--- START Data ---

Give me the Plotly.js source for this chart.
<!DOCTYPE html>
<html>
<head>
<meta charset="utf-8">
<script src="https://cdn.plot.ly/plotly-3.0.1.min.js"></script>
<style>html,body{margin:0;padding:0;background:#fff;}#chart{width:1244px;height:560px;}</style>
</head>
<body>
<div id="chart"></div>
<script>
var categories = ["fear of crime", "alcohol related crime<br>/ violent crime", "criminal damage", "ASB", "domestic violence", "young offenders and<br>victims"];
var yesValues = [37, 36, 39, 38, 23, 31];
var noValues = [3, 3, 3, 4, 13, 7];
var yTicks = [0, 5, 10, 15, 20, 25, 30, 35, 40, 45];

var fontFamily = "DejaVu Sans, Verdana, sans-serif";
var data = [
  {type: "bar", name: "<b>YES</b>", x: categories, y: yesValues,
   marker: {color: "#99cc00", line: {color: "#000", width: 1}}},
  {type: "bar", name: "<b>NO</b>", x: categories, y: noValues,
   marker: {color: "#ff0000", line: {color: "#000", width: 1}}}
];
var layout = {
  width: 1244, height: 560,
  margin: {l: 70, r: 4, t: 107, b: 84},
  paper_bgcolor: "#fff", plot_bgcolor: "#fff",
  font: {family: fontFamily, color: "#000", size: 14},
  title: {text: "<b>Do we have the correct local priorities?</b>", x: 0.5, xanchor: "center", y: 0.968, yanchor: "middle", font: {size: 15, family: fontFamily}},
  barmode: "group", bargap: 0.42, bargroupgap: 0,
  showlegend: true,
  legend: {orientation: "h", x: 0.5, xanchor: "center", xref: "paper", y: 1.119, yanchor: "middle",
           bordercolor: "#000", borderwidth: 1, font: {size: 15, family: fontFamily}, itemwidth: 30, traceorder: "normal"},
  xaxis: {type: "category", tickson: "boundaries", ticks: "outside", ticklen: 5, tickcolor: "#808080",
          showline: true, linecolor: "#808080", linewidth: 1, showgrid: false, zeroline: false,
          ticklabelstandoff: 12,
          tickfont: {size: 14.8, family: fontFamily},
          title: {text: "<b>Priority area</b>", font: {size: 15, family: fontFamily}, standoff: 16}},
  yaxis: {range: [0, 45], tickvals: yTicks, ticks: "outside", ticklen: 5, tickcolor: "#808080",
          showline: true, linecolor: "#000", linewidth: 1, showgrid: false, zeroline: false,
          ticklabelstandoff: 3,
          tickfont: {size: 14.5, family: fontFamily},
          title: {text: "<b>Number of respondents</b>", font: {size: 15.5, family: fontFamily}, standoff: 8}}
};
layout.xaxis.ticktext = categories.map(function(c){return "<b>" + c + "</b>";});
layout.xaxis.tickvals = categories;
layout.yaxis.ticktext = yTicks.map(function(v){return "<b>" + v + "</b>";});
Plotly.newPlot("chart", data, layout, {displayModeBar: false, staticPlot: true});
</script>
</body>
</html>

--- END Data ---
--- START Data ---

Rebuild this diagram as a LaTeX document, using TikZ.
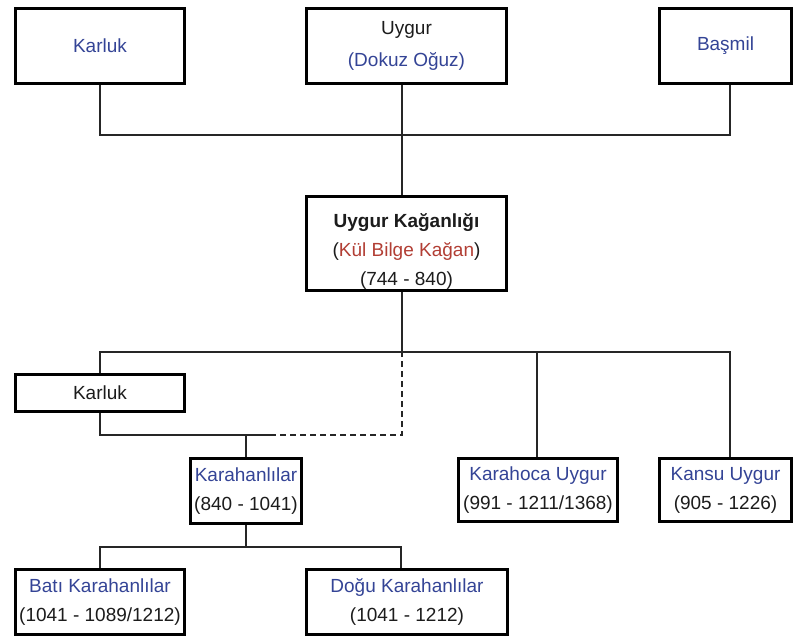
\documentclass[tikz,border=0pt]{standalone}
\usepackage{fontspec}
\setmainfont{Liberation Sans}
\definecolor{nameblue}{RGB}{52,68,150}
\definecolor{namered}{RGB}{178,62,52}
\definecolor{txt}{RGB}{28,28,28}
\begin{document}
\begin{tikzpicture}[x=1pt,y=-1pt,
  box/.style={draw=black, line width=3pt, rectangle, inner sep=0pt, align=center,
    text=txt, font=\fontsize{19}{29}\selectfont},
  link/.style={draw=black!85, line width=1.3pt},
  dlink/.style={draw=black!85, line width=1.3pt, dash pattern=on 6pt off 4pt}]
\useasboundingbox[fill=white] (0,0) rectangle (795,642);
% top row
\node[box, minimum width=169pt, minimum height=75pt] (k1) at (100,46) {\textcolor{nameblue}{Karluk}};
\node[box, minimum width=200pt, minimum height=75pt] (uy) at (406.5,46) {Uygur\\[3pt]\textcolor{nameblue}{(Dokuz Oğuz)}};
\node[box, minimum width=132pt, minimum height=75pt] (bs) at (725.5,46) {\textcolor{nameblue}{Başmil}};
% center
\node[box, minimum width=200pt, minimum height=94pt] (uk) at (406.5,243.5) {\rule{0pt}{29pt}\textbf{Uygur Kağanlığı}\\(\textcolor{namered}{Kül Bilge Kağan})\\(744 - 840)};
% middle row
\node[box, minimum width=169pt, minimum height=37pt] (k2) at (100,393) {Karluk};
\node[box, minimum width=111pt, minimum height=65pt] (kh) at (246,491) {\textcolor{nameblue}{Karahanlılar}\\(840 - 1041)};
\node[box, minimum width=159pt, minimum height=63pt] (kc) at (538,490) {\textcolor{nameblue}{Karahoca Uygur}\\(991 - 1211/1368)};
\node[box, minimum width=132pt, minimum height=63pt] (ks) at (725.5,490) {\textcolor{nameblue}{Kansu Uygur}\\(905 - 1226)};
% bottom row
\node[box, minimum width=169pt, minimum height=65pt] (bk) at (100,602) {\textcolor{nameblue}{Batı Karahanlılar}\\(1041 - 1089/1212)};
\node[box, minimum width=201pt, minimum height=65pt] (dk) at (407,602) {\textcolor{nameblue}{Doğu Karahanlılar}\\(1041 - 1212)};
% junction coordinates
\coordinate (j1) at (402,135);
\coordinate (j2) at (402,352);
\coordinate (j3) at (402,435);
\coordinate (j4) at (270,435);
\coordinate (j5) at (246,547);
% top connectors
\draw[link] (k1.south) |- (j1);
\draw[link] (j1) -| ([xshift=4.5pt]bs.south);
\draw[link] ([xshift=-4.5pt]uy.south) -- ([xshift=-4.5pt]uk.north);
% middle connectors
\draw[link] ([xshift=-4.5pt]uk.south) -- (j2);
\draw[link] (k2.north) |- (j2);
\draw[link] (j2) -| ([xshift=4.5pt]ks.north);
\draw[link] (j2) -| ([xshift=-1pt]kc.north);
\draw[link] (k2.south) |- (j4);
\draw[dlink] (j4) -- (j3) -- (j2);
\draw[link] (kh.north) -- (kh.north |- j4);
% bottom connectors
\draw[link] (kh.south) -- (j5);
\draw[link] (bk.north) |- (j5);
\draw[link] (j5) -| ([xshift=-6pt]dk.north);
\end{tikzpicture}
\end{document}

--- END Data ---
--- START Data ---

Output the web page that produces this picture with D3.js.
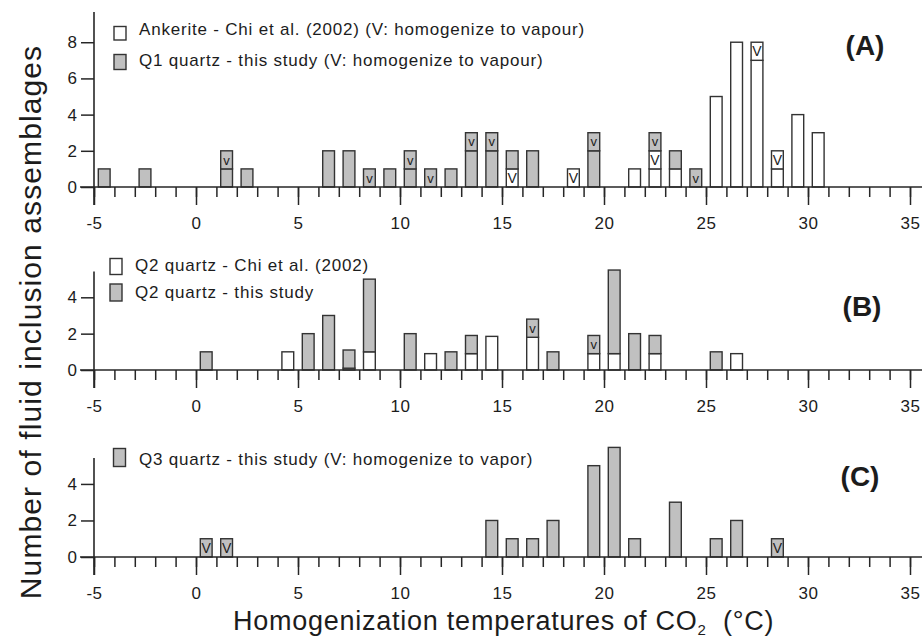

--- END Data ---

• _Exercise_:
Give only the number of lines in the material above where the string "chart" appears.

• _Solution to this exercise_:
4